Suppose that light crude pricing at Saint John shifts from a small premium to Brent (you have to draw the crude to Saint John today) to a small discount to Brent with a pipeline in place (you’re trying to get buyers to take crude away from Saint John), the netback to Alberta is now the global price net a Saint John port discount, net a pipeline toll.  In other words, Edmonton light crude would need to trade at a discount of $10 per barrel or more to Brent just to make the Irving refinery as well off consuming Alberta crude via Energy East as they are today consuming imported crude.  To make them better-enough-off to want to invest in additional refining capacity (given those high environmental and other ethical standards), they’d likely need to see an incremental discount beyond just the swing in port pricing that would occur from the pipeline being built. This increased discount would be reflected in further discounted values for crude in Alberta.  We could run the same calculations for heavy crude – if you think a new full-conversion refinery will make sense in Saint John, it must be the case that there’s cheap heavy crude in Saint John relative to other global markets.  Ergo, the price of heavy crude in Alberta must be no higher than that cheap price, net a $10+ pipeline toll.

Here’s the question someone should have asked Jason Kenney but didn’t: at how large of a discount to global prices do you expect Alberta crude would be selling with Energy East in place?  If his answer isn’t somewhere well-above $10 per barrel, then he’s describing a world where there’s no additional incentive to build a new refinery or a coker retrofit in Saint John and perhaps one where there magically aren’t pipeline tolls.  If his answer is somewhere well-above of $10, as it should be given the costs of the pipeline, then the natural follow-up question is why he’d ask Alberta producers to take a big haircut relative to what they could receive if barrels were moved via existing systems south and new pipes to the West Coast in order to subsidize refining in Atlantic Canada.  In case he needs it, some good background for an answer to such a question might be found in the 1980 budget speech of one Allan J. MacEachen.

The reality is that Jason Kenney is probably less interested in what a commitment to Energy East would actually mean to New Brunswick refiners or to Alberta oil producers than he is in waving the empty promise of a refinery expansion backstopped by discounted Alberta crude in front of the voters of Saint-John-Rothesay and Fundy Royal between now and October.  There was once a time that Alberta premiers would get pretty nervous with politicians touring Eastern Canada creating those kinds of expectations in the run-up to a federal election.

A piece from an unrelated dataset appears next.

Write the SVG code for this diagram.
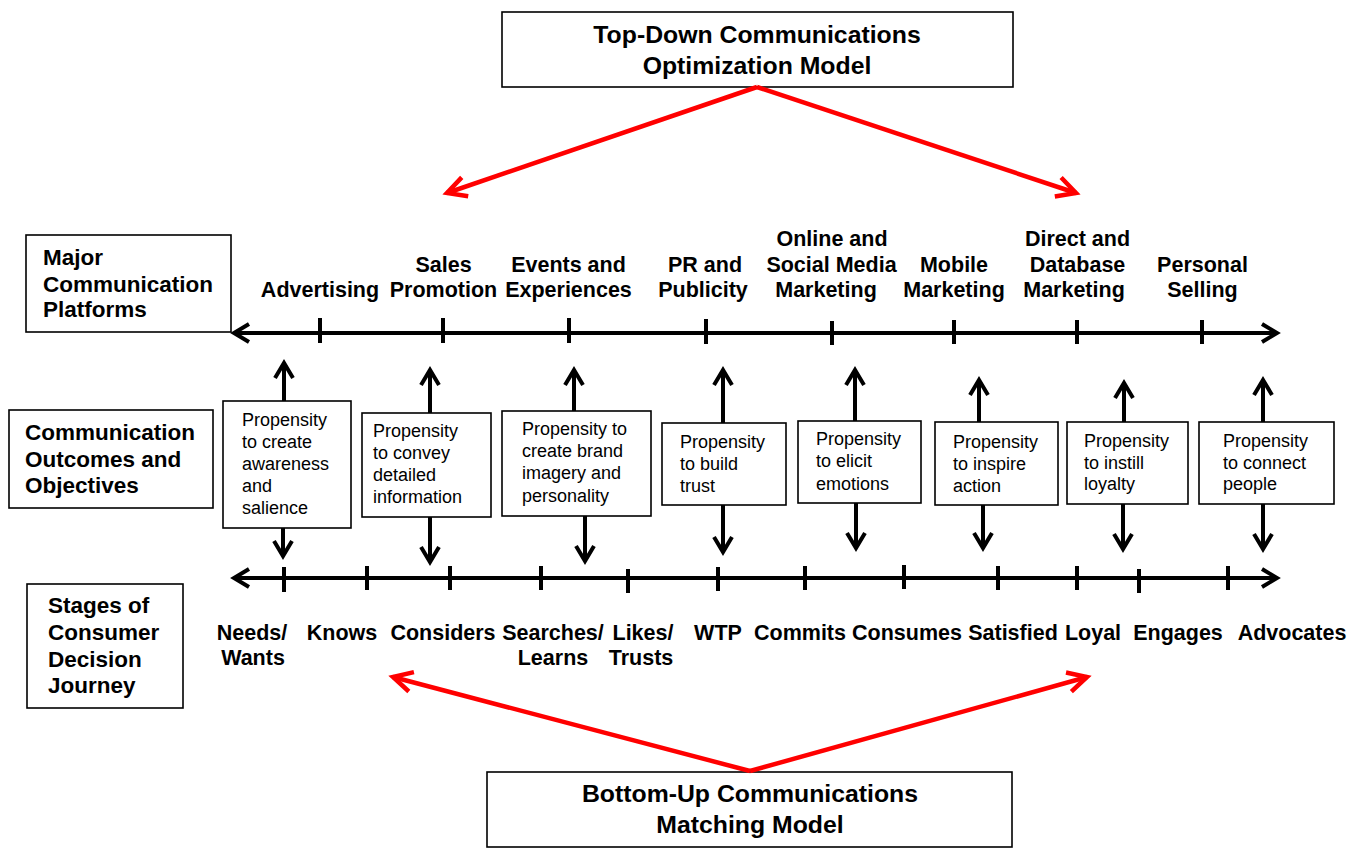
<svg xmlns="http://www.w3.org/2000/svg" width="1347" height="862" viewBox="0 0 1347 862">
<style>
.bx{fill:#fff;stroke:#000;stroke-width:1.6}
.b{font-family:"Liberation Sans",Arial,sans-serif;font-weight:bold;fill:#000}
.ax{font-size:21.5px;text-anchor:middle}
.lb{font-size:22.5px}
.tt{font-size:24.8px;text-anchor:middle}
.r{font-family:"Liberation Sans",Arial,sans-serif;font-size:18px;fill:#000}
.ln{stroke:#000;stroke-width:4;fill:none}
.tk{stroke:#000;stroke-width:4}
.rd{stroke:#ff0000;stroke-width:4.5;fill:none}
</style>
<defs>
<marker id="ah" markerUnits="userSpaceOnUse" viewBox="-20 -12 24 24" markerWidth="24" markerHeight="24" refX="0" refY="0" orient="auto-start-reverse" overflow="visible">
<path d="M-15,-9 L0,0 L-15,9" fill="none" stroke="#000" stroke-width="4"/>
</marker>
<marker id="rh" markerUnits="userSpaceOnUse" viewBox="-22 -12 26 24" markerWidth="26" markerHeight="24" refX="0" refY="0" orient="auto" overflow="visible">
<path d="M-19,-10 L0,0 L-19,10" fill="none" stroke="#ff0000" stroke-width="4.5"/>
</marker>
</defs>
<rect width="1347" height="862" fill="#fff"/>

<g id="top-model">
<rect class="bx" x="502" y="12" width="511" height="75"/>
<text class="b tt" x="757" y="43">Top-Down Communications</text>
<text class="b tt" x="757" y="74">Optimization Model</text>
</g>
<g id="bottom-model">
<rect class="bx" x="487" y="772" width="525" height="75"/>
<text class="b tt" x="750" y="802">Bottom-Up Communications</text>
<text class="b tt" x="750" y="833">Matching Model</text>
</g>

<g id="label-platforms">
<rect class="bx" x="26" y="235" width="205" height="97"/>
<text class="b lb" x="43" y="265">Major</text>
<text class="b lb" x="43" y="292">Communication</text>
<text class="b lb" x="43" y="317">Platforms</text>
</g>
<g id="label-outcomes">
<rect class="bx" x="9" y="410" width="204" height="98"/>
<text class="b lb" x="25" y="440">Communication</text>
<text class="b lb" x="25" y="467">Outcomes and</text>
<text class="b lb" x="25" y="493">Objectives</text>
</g>
<g id="label-journey">
<rect class="bx" x="27" y="584" width="156" height="124"/>
<text class="b lb" x="48" y="613">Stages of</text>
<text class="b lb" x="48" y="640">Consumer</text>
<text class="b lb" x="48" y="667">Decision</text>
<text class="b lb" x="48" y="693">Journey</text>
</g>

<g id="platforms">
<text class="b ax" x="320" y="297">Advertising</text>
<text class="b ax" x="443.5" y="272">Sales</text>
<text class="b ax" x="443.5" y="297">Promotion</text>
<text class="b ax" x="568.5" y="272">Events and</text>
<text class="b ax" x="568.5" y="297">Experiences</text>
<text class="b ax" x="705" y="272">PR and</text>
<text class="b ax" x="703" y="297">Publicity</text>
<text class="b ax" x="832" y="246">Online and</text>
<text class="b ax" x="831.5" y="272">Social Media</text>
<text class="b ax" x="826" y="297">Marketing</text>
<text class="b ax" x="954" y="272">Mobile</text>
<text class="b ax" x="954" y="297">Marketing</text>
<text class="b ax" x="1077.5" y="246">Direct and</text>
<text class="b ax" x="1077.5" y="272">Database</text>
<text class="b ax" x="1074" y="297">Marketing</text>
<text class="b ax" x="1202.5" y="272">Personal</text>
<text class="b ax" x="1202.5" y="297">Selling</text>
</g>

<g id="stages">
<text class="b ax" x="252" y="640">Needs/</text>
<text class="b ax" x="253" y="665">Wants</text>
<text class="b ax" x="342" y="640">Knows</text>
<text class="b ax" x="443" y="640">Considers</text>
<text class="b ax" x="553" y="640">Searches/</text>
<text class="b ax" x="553" y="665">Learns</text>
<text class="b ax" x="643" y="640">Likes/</text>
<text class="b ax" x="641" y="665">Trusts</text>
<text class="b ax" x="718" y="640">WTP</text>
<text class="b ax" x="800" y="640">Commits</text>
<text class="b ax" x="907" y="640">Consumes</text>
<text class="b ax" x="1013" y="640">Satisfied</text>
<text class="b ax" x="1093" y="640">Loyal</text>
<text class="b ax" x="1178" y="640">Engages</text>
<text class="b ax" x="1292" y="640">Advocates</text>
</g>

<g id="box-awareness">
<rect class="bx" x="223" y="401" width="128" height="127"/>
<text class="r" x="242" y="426">Propensity</text>
<text class="r" x="242" y="448">to create</text>
<text class="r" x="242" y="470">awareness</text>
<text class="r" x="242" y="492">and</text>
<text class="r" x="242" y="514">salience</text>
</g>
<g id="box-information">
<rect class="bx" x="362" y="413" width="129" height="104"/>
<text class="r" x="373" y="437">Propensity</text>
<text class="r" x="373" y="459">to convey</text>
<text class="r" x="373" y="481">detailed</text>
<text class="r" x="373" y="503">information</text>
</g>
<g id="box-imagery">
<rect class="bx" x="502" y="411" width="149" height="105"/>
<text class="r" x="522" y="435">Propensity to</text>
<text class="r" x="522" y="457">create brand</text>
<text class="r" x="522" y="479">imagery and</text>
<text class="r" x="522" y="502">personality</text>
</g>
<g id="box-trust">
<rect class="bx" x="662" y="423" width="124" height="82"/>
<text class="r" x="680" y="448">Propensity</text>
<text class="r" x="680" y="470">to build</text>
<text class="r" x="680" y="492">trust</text>
</g>
<g id="box-emotions">
<rect class="bx" x="798" y="421" width="123" height="82"/>
<text class="r" x="816" y="445">Propensity</text>
<text class="r" x="816" y="467">to elicit</text>
<text class="r" x="816" y="490">emotions</text>
</g>
<g id="box-action">
<rect class="bx" x="935" y="422" width="123" height="83"/>
<text class="r" x="953" y="448">Propensity</text>
<text class="r" x="953" y="470">to inspire</text>
<text class="r" x="953" y="492">action</text>
</g>
<g id="box-loyalty">
<rect class="bx" x="1067" y="422" width="121" height="82"/>
<text class="r" x="1084" y="447">Propensity</text>
<text class="r" x="1084" y="469">to instill</text>
<text class="r" x="1084" y="490">loyalty</text>
</g>
<g id="box-connect">
<rect class="bx" x="1199" y="422" width="135" height="82"/>
<text class="r" x="1223" y="447">Propensity</text>
<text class="r" x="1223" y="469">to connect</text>
<text class="r" x="1223" y="490">people</text>
</g>

<g id="connectors">
<line class="ln" x1="234" y1="333" x2="1277" y2="333" marker-start="url(#ah)" marker-end="url(#ah)"/>
<line class="tk" x1="320" y1="318" x2="320" y2="343"/>
<line class="tk" x1="443" y1="318" x2="443" y2="343"/>
<line class="tk" x1="569" y1="318" x2="569" y2="343"/>
<line class="tk" x1="706" y1="319" x2="706" y2="344"/>
<line class="tk" x1="832" y1="321" x2="832" y2="345"/>
<line class="tk" x1="954" y1="320" x2="954" y2="344"/>
<line class="tk" x1="1077" y1="320" x2="1077" y2="344"/>
<line class="tk" x1="1202" y1="320" x2="1202" y2="344"/>

<line class="ln" x1="234" y1="578" x2="1277" y2="578" marker-start="url(#ah)" marker-end="url(#ah)"/>
<line class="tk" x1="284" y1="567" x2="284" y2="592"/>
<line class="tk" x1="367" y1="566" x2="367" y2="590"/>
<line class="tk" x1="450" y1="566" x2="450" y2="590"/>
<line class="tk" x1="541" y1="566" x2="541" y2="590"/>
<line class="tk" x1="628" y1="569" x2="628" y2="593"/>
<line class="tk" x1="718" y1="567" x2="718" y2="591"/>
<line class="tk" x1="805" y1="566" x2="805" y2="590"/>
<line class="tk" x1="904" y1="565" x2="904" y2="589"/>
<line class="tk" x1="998" y1="566" x2="998" y2="590"/>
<line class="tk" x1="1077" y1="566" x2="1077" y2="590"/>
<line class="tk" x1="1139" y1="569" x2="1139" y2="593"/>
<line class="tk" x1="1228" y1="566" x2="1228" y2="590"/>

<line class="ln" x1="284" y1="401" x2="284" y2="363" marker-end="url(#ah)"/>
<line class="ln" x1="283" y1="528" x2="283" y2="556" marker-end="url(#ah)"/>
<line class="ln" x1="430" y1="413" x2="430" y2="370" marker-end="url(#ah)"/>
<line class="ln" x1="430" y1="517" x2="430" y2="562" marker-end="url(#ah)"/>
<line class="ln" x1="574" y1="411" x2="574" y2="370" marker-end="url(#ah)"/>
<line class="ln" x1="585" y1="516" x2="585" y2="561" marker-end="url(#ah)"/>
<line class="ln" x1="723" y1="423" x2="723" y2="370" marker-end="url(#ah)"/>
<line class="ln" x1="723" y1="505" x2="723" y2="552" marker-end="url(#ah)"/>
<line class="ln" x1="855" y1="421" x2="855" y2="370" marker-end="url(#ah)"/>
<line class="ln" x1="856" y1="503" x2="856" y2="548" marker-end="url(#ah)"/>
<line class="ln" x1="979" y1="422" x2="979" y2="380" marker-end="url(#ah)"/>
<line class="ln" x1="983" y1="505" x2="983" y2="548" marker-end="url(#ah)"/>
<line class="ln" x1="1124" y1="422" x2="1124" y2="383" marker-end="url(#ah)"/>
<line class="ln" x1="1123" y1="504" x2="1123" y2="549" marker-end="url(#ah)"/>
<line class="ln" x1="1263" y1="422" x2="1263" y2="380" marker-end="url(#ah)"/>
<line class="ln" x1="1263" y1="504" x2="1263" y2="549" marker-end="url(#ah)"/>

<line class="rd" x1="757" y1="87" x2="447" y2="193" marker-end="url(#rh)"/>
<line class="rd" x1="757" y1="87" x2="1076" y2="193" marker-end="url(#rh)"/>
<line class="rd" x1="750" y1="771" x2="393" y2="677" marker-end="url(#rh)"/>
<line class="rd" x1="750" y1="771" x2="1087" y2="677" marker-end="url(#rh)"/>
</g>
</svg>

1 thought on “To whom is Jason Kenney selling a bill of goods on Energy East?”

  1. Andrew,
    I am pleased to see someone taking time to look critically at the issues facing climate, energy and policy in light of facts and not rhetoric. It is evident that you take great pride in your area of expertise and I applaud you for that. I would have to ask the question, however, to what effect and for what purpose actually?

    As someone who is obviously well read and studied on these issues, you, of all people, must realize that there isn’t a darn thing that anyone in Canada can do to affect climate change on earth to any significant extent. I would reference the work done by Bjorn Lomborg on where activists and governments should be focusing their attention and it isn’t on the people of the middle class in rich countries.

    I get that you might need to justify your work and your job but until well intentioned people like yourself start focusing on what will really make a difference and if the climate change models are correct, we are doomed no matter what we do in the Western world.